Facts are facts and they cannot be disputed any way you look at them. Right now they are glaringly clear and they reveal the course of the COVID-19 epidemic in Greece.

There can be no doubt any longer that the epidemic is in the process of being checked and that this is in large measure due to the much faster pace of the vaccine rollout now.

As long as the vaccination programme continues to proceed smoothly – without inhibitions or reservations, with the current pace of over 100,000 vaccinations daily, and with citizens continuing to take personal protective measures – the number of new COVID-19 cases, the number of hospitalisations and intubations, and the number of deaths will continue to decline.

All the data from hospitals and public health authorities indicate that right now Greece appears to be gradually transcending the unprecedented threat of COVID-19, which has already taken a heavy toll.

By all appearances, our country will be able to achieve the much-desired wall of immunity by the end of June, and that will gradually bring a normalisation of social and economic life.

That will allow us to leave behind the damage of the winter pandemic and the protracted period of anxiety and to expect a summer of renewed creativity, reorganisation and reconstruction.

The country will be able to recover even as the case load of hospitals declines and the public health community will be freed of the burden of caring for everyone. We shall be able to safely walk the streets, work, enjoy activities, and carry on with our lives without burdensome restrictions.

Most notably, checking the epidemic will result in a great and indisputable opportunity for Greece and its citizens.

Greece will benefit from a very robust EU pandemic recovery fund package that will suffice to make up for losses suffered during the pandemic and that will create conditions for a socio-economic rebirth and modernisation through the reconstruction process.

Fortunately, this time the disbursal and use of EU funds will be governed by certain principles and rules that will earmark monies for the green and digital transformations.

For the first time in the post-war era, Greece will have at its disposal the funds needed for a leap toward modernisation, a change in the model of production, and an absorption of new technologies that will facilitate the functioning of the economy and society.

Our country now has an opportunity to achieve through the EU’s Recovery and Resilience Fund for Greece all that it did not manage to achieve at the time of its accession to the European Community in 1979 and of its admission to the Eurozone in 2002.

It can literally re-establish its energy sector, achieve a rebirth of its downgraded industry, breathe life into the neglected primary sector that is linked to the agrifood sector, and connect with new technologies in all types of services from commerce and tourism to health and education.
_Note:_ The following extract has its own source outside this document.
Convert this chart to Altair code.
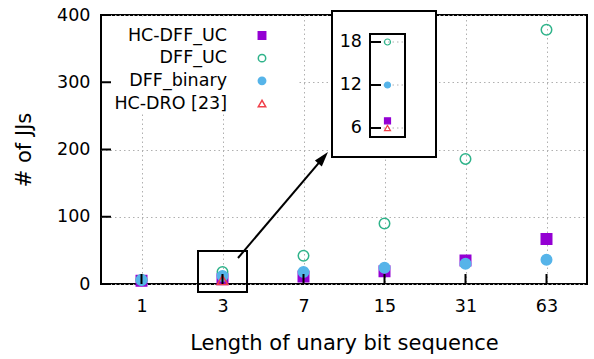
import altair as alt
import pandas as pd

# ---- data -------------------------------------------------------------
lengths = ["1", "3", "7", "15", "31", "63"]
series_names = ["HC-DFF_UC", "DFF_UC", "DFF_binary", "HC-DRO [23]"]
hc_dff_uc = [5, 7, 11, 19, 35, 67]
dff_uc = [6, 18, 42, 90, 186, 378]
dff_binary = [6, 12, 18, 24, 30, 36]
hc_dro_lengths = ["3"]
hc_dro = [6]

y_ticks = [0, 100, 200, 300, 400]
zoom_length = "3"
zoom_ticks = [6, 12, 18]

# ---- style ------------------------------------------------------------
FONT = "DejaVu Sans"
colors = ["#9400D3", "#2FB38A", "#56B4E9", "#F0404A"]
fills = ["#9400D3", "transparent", "#56B4E9", "transparent"]
shapes = ["square", "circle", "circle", "triangle-up"]
W, H = 486, 269

rows = []
for name, xs, ys in [
    (series_names[0], lengths, hc_dff_uc),
    (series_names[1], lengths, dff_uc),
    (series_names[2], lengths, dff_binary),
    (series_names[3], hc_dro_lengths, hc_dro),
]:
    for n, v in zip(xs, ys):
        rows.append({"series": name, "n": n, "jj": v})
df = pd.DataFrame(rows)
one = pd.DataFrame({"k": [0]})


def series_channels():
    return dict(
        shape=alt.Shape("series:N", scale=alt.Scale(domain=series_names, range=shapes), legend=None),
        stroke=alt.Stroke("series:N", scale=alt.Scale(domain=series_names, range=colors), legend=None),
        fill=alt.Fill("series:N", scale=alt.Scale(domain=series_names, range=fills), legend=None),
    )


# ---- main panel -------------------------------------------------------
x_main = alt.X(
    "n:O",
    scale=alt.Scale(type="point", domain=lengths, padding=0.5),
    axis=alt.Axis(
        title="Length of unary bit sequence", labelAngle=0, ticks=False, domain=False,
        labelPadding=13, labelFontSize=17.5, labelFont=FONT, labelColor="black",
        titleFontSize=21, titleFont=FONT, titleFontWeight="normal", titleColor="black",
        titleY=59, titleBaseline="middle",
        grid=True, gridDash=[1.5, 3], gridColor="#b0b0b0",
    ),
)
y_main = alt.Y(
    "jj:Q",
    scale=alt.Scale(domain=[0, 400], nice=False),
    axis=alt.Axis(
        values=y_ticks, title="# of JJs", ticks=False, domain=False,
        labelPadding=11, labelFontSize=17.5, labelFont=FONT, labelColor="black",
        titleFontSize=21, titleFont=FONT, titleFontWeight="normal", titleColor="black",
        titleX=-77, titleY=H / 2, titleAngle=270, titleBaseline="middle", titleAlign="center",
        grid=True, gridDash=[1.5, 3], gridColor="#b0b0b0",
    ),
)

key_backdrop = alt.Chart(one).mark_rect(fill="white").encode(
    x=alt.value(1.5), x2=alt.value(196), y=alt.value(1.5), y2=alt.value(98)
)
points = alt.Chart(df).mark_point(size=110, strokeWidth=1.5, opacity=1, fillOpacity=1).encode(
    x=x_main, y=y_main, **series_channels()
)
y_tick_marks = alt.Chart(pd.DataFrame({"jj": y_ticks})).mark_rule(color="black", strokeWidth=2).encode(
    y="jj:Q", x=alt.value(0), x2=alt.value(10)
)
x_tick_marks = alt.Chart(pd.DataFrame({"n": lengths})).mark_rule(color="black", strokeWidth=2).encode(
    x=alt.X("n:O", scale=alt.Scale(type="point", domain=lengths, padding=0.5)),
    y=alt.value(H), y2=alt.value(H - 10),
)
main = alt.layer(key_backdrop, points, y_tick_marks, x_tick_marks)

# ---- key ---------------------------------------------------------------
key_df = pd.DataFrame({"series": series_names})
key_y = alt.Y("series:N", scale=alt.Scale(type="point", domain=series_names, range=[20.5, 88.5], padding=0), axis=None)
key_text = alt.Chart(key_df).mark_text(
    align="right", baseline="middle", font=FONT, fontSize=17.5, color="black"
).encode(y=key_y, x=alt.value(126), text="series:N")
key_marks = alt.Chart(key_df).mark_point(size=55, strokeWidth=1.5, opacity=1, fillOpacity=1).encode(
    y=key_y, x=alt.value(161), **series_channels()
)
key = alt.layer(key_text, key_marks)

# ---- zoomed inset around length 3 -----------------------------------------
zoom_df = df[df["n"] == zoom_length]
zy = alt.Y("jj:Q", scale=alt.Scale(domain=[6, 18], range=[113, 27], nice=False, zero=False), axis=None)
zx = alt.X("n:N", scale=alt.Scale(type="point", domain=[zoom_length], range=[269, 304], padding=0.5), axis=None)
ztick_df = pd.DataFrame({"jj": zoom_ticks})

inset_frame = alt.Chart(one).mark_rect(fill="white", stroke="black", strokeWidth=2).encode(
    x=alt.value(231), x2=alt.value(335), y=alt.value(-4), y2=alt.value(142)
)
inset_grid = alt.Chart(ztick_df).mark_rule(color="#b0b0b0", strokeDash=[1.5, 3]).encode(
    y=zy, x=alt.value(269), x2=alt.value(304)
)
inset_ticks = alt.Chart(ztick_df).mark_rule(color="black", strokeWidth=2).encode(
    y=zy, x=alt.value(269), x2=alt.value(280)
)
inset_labels = alt.Chart(ztick_df).mark_text(
    align="right", baseline="middle", font=FONT, fontSize=17.5, color="black"
).encode(y=zy, x=alt.value(261), text="jj:Q")
inset_box = alt.Chart(one).mark_rect(fill="transparent", stroke="black", strokeWidth=2).encode(
    x=alt.value(269), x2=alt.value(304), y=alt.value(19), y2=alt.value(122)
)
inset_points = alt.Chart(zoom_df).mark_point(size=36, strokeWidth=1.2, opacity=1, fillOpacity=1).encode(
    x=zx, y=zy, **series_channels()
)
inset = alt.layer(inset_frame, inset_grid, inset_ticks, inset_labels, inset_box, inset_points)

# ---- callout box and arrow ------------------------------------------------
callout_box = alt.Chart(one).mark_rect(fill="transparent", stroke="black", strokeWidth=2).encode(
    x=alt.value(97), x2=alt.value(146), y=alt.value(236), y2=alt.value(277)
)
arrow_shaft = alt.Chart(one).mark_rule(color="black", strokeWidth=2).encode(
    x=alt.value(137), y=alt.value(243), x2=alt.value(223.8), y2=alt.value(140.8)
)
arrow_head = alt.Chart(one).mark_point(
    shape="M0,0L-0.3,1L0.3,1Z", size=900, filled=True, color="black", opacity=1, angle=40
).encode(x=alt.value(227), y=alt.value(137))
callout = alt.layer(callout_box, arrow_shaft, arrow_head)

chart = (
    alt.layer(main, key, inset, callout)
    .resolve_scale(x="independent", y="independent", shape="independent",
                   stroke="independent", fill="independent")
    .properties(
        width=W, height=H,
        autosize=alt.AutoSizeParams(type="none"),
        padding={"left": 101, "top": 15, "right": 7, "bottom": 75},
        background="white",
    )
    .configure_view(stroke="black", strokeWidth=2)
)

chart.save("out.html", embed_options={"renderer": "svg", "actions": False})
That will expand the inter-connected cycles of employment and income.

It is no coincidence that the EU Recovery Fund has fuelled great expectations, is tending to mobilise the entire business community, and is attracting the interest of international investors.

Therefore, we have a real opportunity that at the same time constitutes the greatest challenge for the government and all opposition parties.

Rarely does one encounter such opportunities in the history of nations, countries, and societies that combine funding with the right conditions for regeneration and reconstruction.

The dynamic of the future will arise from the process of exploiting this opportunity, which will determine everything in the spheres of the economy, society, and of course politics.